Exercise instructions: From the listing below, pick out each line with the word "React".

Data shown:

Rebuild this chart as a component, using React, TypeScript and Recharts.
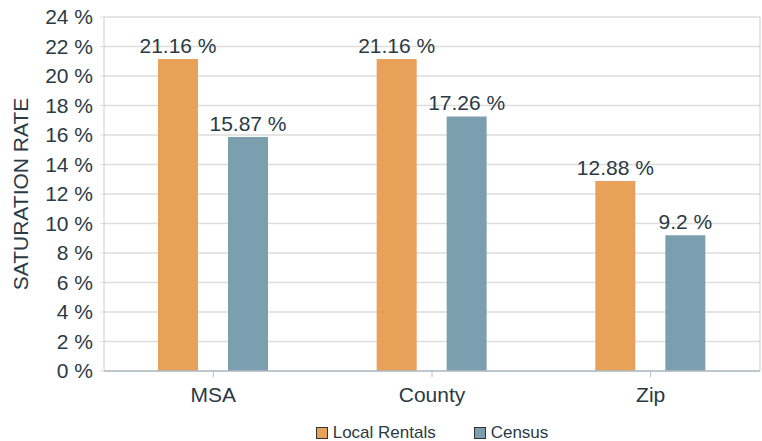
import React from 'react';
import {
  BarChart,
  Bar,
  XAxis,
  YAxis,
  CartesianGrid,
  Legend,
  LabelList,
  Label,
} from 'recharts';

const categories = ['MSA', 'County', 'Zip'];
const localRentals = [21.16, 21.16, 12.88];
const census = [15.87, 17.26, 9.2];
const yTicks = [0, 2, 4, 6, 8, 10, 12, 14, 16, 18, 20, 22, 24];

const ORANGE = '#E8A158';
const BLUE = '#7B9FAF';
const TEXT = '#2b3a44';
const FONT = '"Liberation Sans", Arial, sans-serif';

const data = categories.map((name, i) => ({
  name,
  local: localRentals[i],
  census: census[i],
}));

const pct = (v: number) => `${v} %`;

const legendItems = [
  { name: 'Local Rentals', color: ORANGE },
  { name: 'Census', color: BLUE },
];

// value above each bar, kept on one line
const renderValue = (props: any) => {
  const { x, y, width, value } = props;
  return (
    <text
      x={Number(x) + Number(width) / 2}
      y={Number(y) - 6}
      textAnchor="middle"
      fill={TEXT}
      fontSize={21}
    >
      {pct(value)}
    </text>
  );
};

// legend drawn centred under the plot area
const CustomLegend = () => (
  <div
    style={{
      display: 'flex',
      justifyContent: 'center',
      gap: 38,
      height: 16,
      lineHeight: '16px',
      fontSize: 17,
      fontFamily: FONT,
      color: TEXT,
    }}
  >
    {legendItems.map((item) => (
      <div key={item.name} style={{ display: 'flex', alignItems: 'center', gap: 5 }}>
        <div
          style={{
            width: 12,
            height: 12,
            boxSizing: 'border-box',
            border: '1px solid #333',
            backgroundColor: item.color,
          }}
        />
        <span>{item.name}</span>
      </div>
    ))}
  </div>
);

export default function App() {
  return (
    <div style={{ width: 762, height: 441 }}>
      <style>{'body{margin:0}'}</style>
      <BarChart
        width={762}
        height={441}
        data={data}
        margin={{ top: 17, right: 0, left: 0, bottom: 0 }}
        barSize={40}
        barGap={30}
        style={{ fontFamily: FONT }}
      >
        <CartesianGrid vertical={false} stroke="#dddddd" strokeWidth={1.5} />
        <XAxis
          dataKey="name"
          height={54}
          tickSize={6}
          tickMargin={10}
          axisLine={{ stroke: '#b0bcc6', strokeWidth: 1.5 }}
          tickLine={{ stroke: '#b0bcc6' }}
          tick={{ fill: TEXT, fontSize: 21 }}
        />
        <YAxis
          domain={[0, 24]}
          ticks={yTicks}
          width={104}
          tickFormatter={pct}
          tickSize={4}
          tickMargin={7}
          axisLine={{ stroke: '#cccccc' }}
          tickLine={{ stroke: '#dddddd' }}
          tick={{ fill: TEXT, fontSize: 21 }}
          interval={0}
        >
          <Label
            content={({ viewBox }) => {
              const { x, y, height } = viewBox as { x: number; y: number; height: number };
              const cx = x + 22;
              const cy = y + height / 2;
              return (
                <text
                  x={cx}
                  y={cy}
                  transform={`rotate(-90 ${cx} ${cy})`}
                  textAnchor="middle"
                  dominantBaseline="middle"
                  fill={TEXT}
                  fontSize={21}
                >
                  SATURATION RATE
                </text>
              );
            }}
          />
        </YAxis>
        <YAxis
          yAxisId="right"
          orientation="right"
          width={2}
          domain={[0, 24]}
          tick={false}
          axisLine={{ stroke: '#cccccc' }}
        />
        <Legend verticalAlign="bottom" content={<CustomLegend />} wrapperStyle={{ left: 104, width: 656 }} />
        <Bar dataKey="local" name="Local Rentals" fill={ORANGE} isAnimationActive={false}>
          <LabelList dataKey="local" content={renderValue} />
        </Bar>
        <Bar dataKey="census" name="Census" fill={BLUE} isAnimationActive={false}>
          <LabelList dataKey="census" content={renderValue} />
        </Bar>
      </BarChart>
    </div>
  );
}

Response to this task:
Rebuild this chart as a component, using React, TypeScript and Recharts.
import React from 'react';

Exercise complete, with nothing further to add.